-- Start --

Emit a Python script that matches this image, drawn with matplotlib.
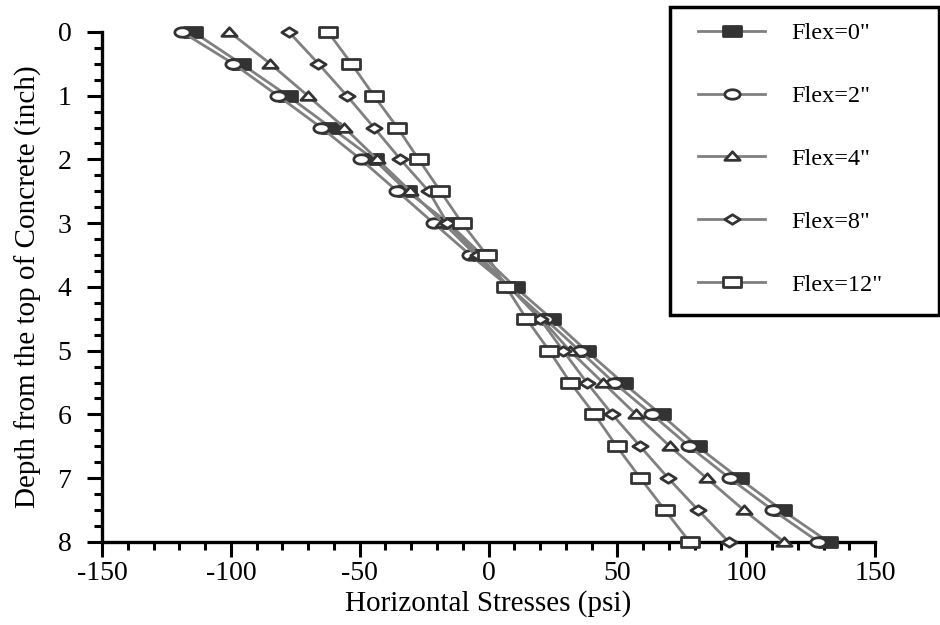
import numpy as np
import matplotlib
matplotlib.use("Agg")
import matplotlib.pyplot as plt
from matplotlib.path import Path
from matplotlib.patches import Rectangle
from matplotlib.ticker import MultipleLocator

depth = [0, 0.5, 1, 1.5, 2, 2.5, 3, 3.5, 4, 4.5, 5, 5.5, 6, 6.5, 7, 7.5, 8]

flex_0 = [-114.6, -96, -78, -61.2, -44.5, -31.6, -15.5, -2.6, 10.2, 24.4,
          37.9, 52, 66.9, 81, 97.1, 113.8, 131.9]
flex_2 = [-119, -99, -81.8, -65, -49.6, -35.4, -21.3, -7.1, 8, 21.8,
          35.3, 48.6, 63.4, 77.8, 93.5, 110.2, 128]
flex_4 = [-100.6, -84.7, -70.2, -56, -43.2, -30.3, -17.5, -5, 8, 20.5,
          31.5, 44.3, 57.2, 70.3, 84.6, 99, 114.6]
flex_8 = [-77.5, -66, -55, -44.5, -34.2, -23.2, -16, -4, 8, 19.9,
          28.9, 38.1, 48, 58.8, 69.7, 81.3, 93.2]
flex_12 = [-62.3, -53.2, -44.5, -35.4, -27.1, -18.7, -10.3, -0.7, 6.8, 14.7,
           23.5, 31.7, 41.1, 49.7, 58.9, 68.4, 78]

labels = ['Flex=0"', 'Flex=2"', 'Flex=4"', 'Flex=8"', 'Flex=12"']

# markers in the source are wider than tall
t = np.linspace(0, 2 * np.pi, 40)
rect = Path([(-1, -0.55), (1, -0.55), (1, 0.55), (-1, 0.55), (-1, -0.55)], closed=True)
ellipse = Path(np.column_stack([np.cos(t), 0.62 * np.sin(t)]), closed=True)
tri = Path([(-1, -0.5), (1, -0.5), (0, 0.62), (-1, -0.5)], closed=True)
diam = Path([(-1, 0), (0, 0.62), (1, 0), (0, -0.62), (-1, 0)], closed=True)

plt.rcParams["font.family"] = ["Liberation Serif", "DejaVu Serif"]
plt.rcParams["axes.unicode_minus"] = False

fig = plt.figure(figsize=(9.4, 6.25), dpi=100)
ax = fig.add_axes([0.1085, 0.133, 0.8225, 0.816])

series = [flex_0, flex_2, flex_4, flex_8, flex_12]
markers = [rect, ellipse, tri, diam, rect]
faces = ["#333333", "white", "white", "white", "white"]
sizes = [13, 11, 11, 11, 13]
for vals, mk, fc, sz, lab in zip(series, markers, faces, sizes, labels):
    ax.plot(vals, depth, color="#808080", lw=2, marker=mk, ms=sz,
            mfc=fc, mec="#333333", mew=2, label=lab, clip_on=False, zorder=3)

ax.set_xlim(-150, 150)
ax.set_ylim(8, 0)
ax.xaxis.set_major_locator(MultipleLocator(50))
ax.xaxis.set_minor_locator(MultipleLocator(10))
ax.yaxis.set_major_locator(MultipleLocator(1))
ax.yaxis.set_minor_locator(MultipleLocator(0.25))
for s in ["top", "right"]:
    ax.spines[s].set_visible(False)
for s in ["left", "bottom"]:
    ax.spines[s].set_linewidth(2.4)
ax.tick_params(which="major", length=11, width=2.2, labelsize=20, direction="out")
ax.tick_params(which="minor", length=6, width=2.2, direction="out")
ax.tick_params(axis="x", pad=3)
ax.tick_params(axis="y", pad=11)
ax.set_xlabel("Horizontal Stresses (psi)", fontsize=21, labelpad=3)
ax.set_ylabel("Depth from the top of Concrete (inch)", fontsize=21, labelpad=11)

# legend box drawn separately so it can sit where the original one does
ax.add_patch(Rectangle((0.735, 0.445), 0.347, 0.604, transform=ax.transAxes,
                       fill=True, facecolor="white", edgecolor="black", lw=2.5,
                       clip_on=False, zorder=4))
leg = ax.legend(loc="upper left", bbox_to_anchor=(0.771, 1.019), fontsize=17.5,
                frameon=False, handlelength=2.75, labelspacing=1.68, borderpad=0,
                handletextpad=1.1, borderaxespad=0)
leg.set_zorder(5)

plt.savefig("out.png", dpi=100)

-- End --

> _AIM OF THE TASK_
All the lines above are to be reproduced exactly, except the pictures.

> _ANSWER TO THIS PROBLEM_
Emit a Python script that matches this image, drawn with matplotlib.
import numpy as np
import matplotlib
matplotlib.use("Agg")
import matplotlib.pyplot as plt
from matplotlib.path import Path
from matplotlib.patches import Rectangle
from matplotlib.ticker import MultipleLocator

depth = [0, 0.5, 1, 1.5, 2, 2.5, 3, 3.5, 4, 4.5, 5, 5.5, 6, 6.5, 7, 7.5, 8]

flex_0 = [-114.6, -96, -78, -61.2, -44.5, -31.6, -15.5, -2.6, 10.2, 24.4,
          37.9, 52, 66.9, 81, 97.1, 113.8, 131.9]
flex_2 = [-119, -99, -81.8, -65, -49.6, -35.4, -21.3, -7.1, 8, 21.8,
          35.3, 48.6, 63.4, 77.8, 93.5, 110.2, 128]
flex_4 = [-100.6, -84.7, -70.2, -56, -43.2, -30.3, -17.5, -5, 8, 20.5,
          31.5, 44.3, 57.2, 70.3, 84.6, 99, 114.6]
flex_8 = [-77.5, -66, -55, -44.5, -34.2, -23.2, -16, -4, 8, 19.9,
          28.9, 38.1, 48, 58.8, 69.7, 81.3, 93.2]
flex_12 = [-62.3, -53.2, -44.5, -35.4, -27.1, -18.7, -10.3, -0.7, 6.8, 14.7,
           23.5, 31.7, 41.1, 49.7, 58.9, 68.4, 78]

labels = ['Flex=0"', 'Flex=2"', 'Flex=4"', 'Flex=8"', 'Flex=12"']

# markers in the source are wider than tall
t = np.linspace(0, 2 * np.pi, 40)
rect = Path([(-1, -0.55), (1, -0.55), (1, 0.55), (-1, 0.55), (-1, -0.55)], closed=True)
ellipse = Path(np.column_stack([np.cos(t), 0.62 * np.sin(t)]), closed=True)
tri = Path([(-1, -0.5), (1, -0.5), (0, 0.62), (-1, -0.5)], closed=True)
diam = Path([(-1, 0), (0, 0.62), (1, 0), (0, -0.62), (-1, 0)], closed=True)

plt.rcParams["font.family"] = ["Liberation Serif", "DejaVu Serif"]
plt.rcParams["axes.unicode_minus"] = False

fig = plt.figure(figsize=(9.4, 6.25), dpi=100)
ax = fig.add_axes([0.1085, 0.133, 0.8225, 0.816])

series = [flex_0, flex_2, flex_4, flex_8, flex_12]
markers = [rect, ellipse, tri, diam, rect]
faces = ["#333333", "white", "white", "white", "white"]
sizes = [13, 11, 11, 11, 13]
for vals, mk, fc, sz, lab in zip(series, markers, faces, sizes, labels):
    ax.plot(vals, depth, color="#808080", lw=2, marker=mk, ms=sz,
            mfc=fc, mec="#333333", mew=2, label=lab, clip_on=False, zorder=3)

ax.set_xlim(-150, 150)
ax.set_ylim(8, 0)
ax.xaxis.set_major_locator(MultipleLocator(50))
ax.xaxis.set_minor_locator(MultipleLocator(10))
ax.yaxis.set_major_locator(MultipleLocator(1))
ax.yaxis.set_minor_locator(MultipleLocator(0.25))
for s in ["top", "right"]:
    ax.spines[s].set_visible(False)
for s in ["left", "bottom"]:
    ax.spines[s].set_linewidth(2.4)
ax.tick_params(which="major", length=11, width=2.2, labelsize=20, direction="out")
ax.tick_params(which="minor", length=6, width=2.2, direction="out")
ax.tick_params(axis="x", pad=3)
ax.tick_params(axis="y", pad=11)
ax.set_xlabel("Horizontal Stresses (psi)", fontsize=21, labelpad=3)
ax.set_ylabel("Depth from the top of Concrete (inch)", fontsize=21, labelpad=11)

# legend box drawn separately so it can sit where the original one does
ax.add_patch(Rectangle((0.735, 0.445), 0.347, 0.604, transform=ax.transAxes,
                       fill=True, facecolor="white", edgecolor="black", lw=2.5,
                       clip_on=False, zorder=4))
leg = ax.legend(loc="upper left", bbox_to_anchor=(0.771, 1.019), fontsize=17.5,
                frameon=False, handlelength=2.75, labelspacing=1.68, borderpad=0,
                handletextpad=1.1, borderaxespad=0)
leg.set_zorder(5)

plt.savefig("out.png", dpi=100)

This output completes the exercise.